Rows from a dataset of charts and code
------------------------------

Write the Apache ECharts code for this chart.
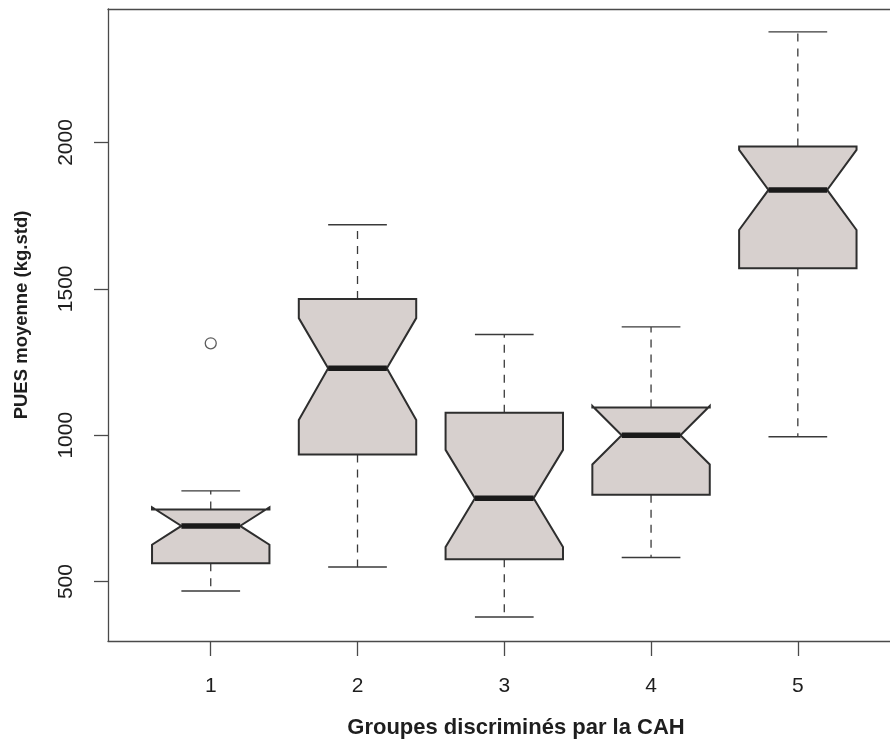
<!DOCTYPE html>
<html>
<head>
<meta charset="utf-8">
<script src="https://cdn.jsdelivr.net/npm/echarts@6/dist/echarts.min.js"></script>
<style>
  html, body { margin: 0; padding: 0; background: #ffffff; }
  #chart { width: 890px; height: 747px; }
</style>
</head>
<body>
<div id="chart"></div>
<script>
// Groups from the hierarchical clustering (CAH)
const groups = [1, 2, 3, 4, 5];
const groupLabels = ['1', '2', '3', '4', '5'];

// Five-number summaries per group (kg.std)
const whiskerLow  = [468, 550, 379, 582, 995];
const q1          = [563, 934, 576, 797, 1570];
const median      = [690, 1229, 785, 1000, 1838];
const q3          = [746, 1465, 1077, 1095, 1986];
const whiskerHigh = [810, 1719, 1344, 1370, 2378];

// Notch bounds around the median
const notchLow  = [626, 1052, 618, 900, 1701];
const notchHigh = [754, 1400, 950, 1100, 1975];

// Points beyond the whiskers
const outlierGroup = [1];
const outlierValue = [1314];

const yTicks = [500, 1000, 1500, 2000];
const xTitle = 'Groupes discriminés par la CAH';
const yTitle = 'PUES moyenne (kg.std)';

const FONT = '"Liberation Sans", Arial, Helvetica, sans-serif';
const INK = '#1e1e1e';
const FRAME = '#4a4a4a';
const BOX_FILL = '#d7d0ce';
const BOX_EDGE = '#2e2e2e';

const boxData = groups.map((g, i) => [
  g, whiskerLow[i], q1[i], median[i], q3[i], whiskerHigh[i], notchLow[i], notchHigh[i]
]);
const outlierData = outlierGroup.map((g, i) => [g, outlierValue[i]]);

// Notched box: half-width 0.4 units, notch waist and staples at half of that
function renderNotchedBox(params, api) {
  const x = api.value(0);
  const lw = api.value(1), lo = api.value(2), med = api.value(3),
        hi = api.value(4), uw = api.value(5), nl = api.value(6), nh = api.value(7);
  const half = 0.4, waist = 0.2, staple = 0.2;
  const P = (dx, v) => api.coord([x + dx, v]);

  const whiskerStyle = { stroke: '#3a3a3a', lineWidth: 1.3, lineDash: [8, 7], fill: null };
  const stapleStyle = { stroke: '#3a3a3a', lineWidth: 1.4, fill: null };

  const line = (a, b, style) => ({
    type: 'line',
    shape: { x1: a[0], y1: a[1], x2: b[0], y2: b[1] },
    style: style
  });

  const poly = [
    P(-half, lo), P(-half, nl), P(-waist, med), P(-half, nh), P(-half, hi),
    P(half, hi), P(half, nh), P(waist, med), P(half, nl), P(half, lo)
  ];

  return {
    type: 'group',
    children: [
      line(P(0, hi), P(0, uw), whiskerStyle),
      line(P(0, lo), P(0, lw), whiskerStyle),
      line(P(-staple, uw), P(staple, uw), stapleStyle),
      line(P(-staple, lw), P(staple, lw), stapleStyle),
      {
        type: 'polygon',
        shape: { points: poly },
        style: { fill: BOX_FILL, stroke: BOX_EDGE, lineWidth: 2, lineJoin: 'miter' }
      },
      line(P(-waist, med), P(waist, med), { stroke: '#1a1a1a', lineWidth: 5.5, lineCap: 'butt' })
    ]
  };
}

const chart = echarts.init(document.getElementById('chart'), null, { renderer: 'canvas' });

// The frame runs past the right edge of the canvas, so only left, bottom and top lines show
const X_MIN = 0.3, X_MAX = 5.628;

chart.setOption({
  backgroundColor: '#ffffff',
  animation: false,
  grid: {
    left: 108, top: 9, right: 0, bottom: 106,
    show: false
  },
  xAxis: [
    {
      type: 'value',
      min: X_MIN,
      max: X_MAX,
      position: 'bottom',
      splitLine: { show: false },
      axisLine: { show: true, onZero: false, lineStyle: { color: FRAME, width: 1.3 } },
      axisTick: {
        show: true, inside: false, length: 15,
        customValues: groups,
        lineStyle: { color: FRAME, width: 1.3 }
      },
      axisLabel: {
        show: true,
        customValues: groups,
        formatter: v => groupLabels[groups.indexOf(v)],
        margin: 35,
        fontSize: 21,
        fontFamily: FONT,
        color: INK
      }
    },
    {
      type: 'value',
      min: X_MIN,
      max: X_MAX,
      position: 'top',
      splitLine: { show: false },
      axisLine: { show: true, onZero: false, lineStyle: { color: FRAME, width: 1.3 } },
      axisTick: { show: false },
      axisLabel: { show: false }
    }
  ],
  yAxis: {
    type: 'value',
    min: 297,
    max: 2456,
    splitLine: { show: false },
    axisLine: { show: true, onZero: false, lineStyle: { color: FRAME, width: 1.3 } },
    axisTick: {
      show: true, inside: false, length: 14,
      customValues: yTicks,
      lineStyle: { color: FRAME, width: 1.3 }
    },
    axisLabel: {
      show: true,
      customValues: yTicks,
      formatter: v => String(v),
      rotate: 90,
      margin: 31,
      fontSize: 21,
      fontFamily: FONT,
      color: INK
    }
  },
  graphic: [
    {
      type: 'text',
      x: 516, y: 728,
      style: {
        text: xTitle,
        fontSize: 22, fontWeight: 'bold', fontFamily: FONT,
        fill: INK, align: 'center', verticalAlign: 'middle'
      }
    },
    {
      type: 'text',
      x: 22, y: 315,
      rotation: Math.PI / 2,
      style: {
        text: yTitle,
        fontSize: 18.5, fontWeight: 'bold', fontFamily: FONT,
        fill: INK, align: 'center', verticalAlign: 'middle'
      }
    }
  ],
  series: [
    {
      type: 'custom',
      renderItem: renderNotchedBox,
      data: boxData,
      encode: { x: 0, y: [1, 2, 3, 4, 5] },
      clip: false
    },
    {
      type: 'scatter',
      data: outlierData,
      symbol: 'circle',
      symbolSize: 11,
      itemStyle: { color: '#ffffff', borderColor: '#333333', borderWidth: 1.3 },
      z: 3
    }
  ]
});
</script>
</body>
</html>
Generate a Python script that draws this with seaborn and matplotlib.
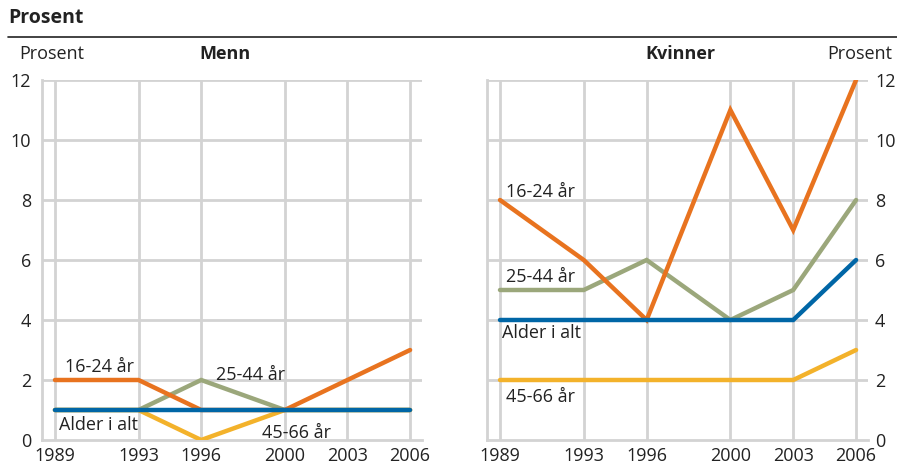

------------------------------

**PROBLEM DETAILS**
From the opening line of the entries above to the line containing "const whiskerHigh = [810, 1719, 1344, 1370, 2378];", please transcribe each line exactly, skipping every picture.

**RESULT FOR THIS EXERCISE**
Write the Apache ECharts code for this chart.
<!DOCTYPE html>
<html>
<head>
<meta charset="utf-8">
<script src="https://cdn.jsdelivr.net/npm/echarts@6/dist/echarts.min.js"></script>
<style>
  html, body { margin: 0; padding: 0; background: #ffffff; }
  #chart { width: 890px; height: 747px; }
</style>
</head>
<body>
<div id="chart"></div>
<script>
// Groups from the hierarchical clustering (CAH)
const groups = [1, 2, 3, 4, 5];
const groupLabels = ['1', '2', '3', '4', '5'];

// Five-number summaries per group (kg.std)
const whiskerLow  = [468, 550, 379, 582, 995];
const q1          = [563, 934, 576, 797, 1570];
const median      = [690, 1229, 785, 1000, 1838];
const q3          = [746, 1465, 1077, 1095, 1986];
const whiskerHigh = [810, 1719, 1344, 1370, 2378];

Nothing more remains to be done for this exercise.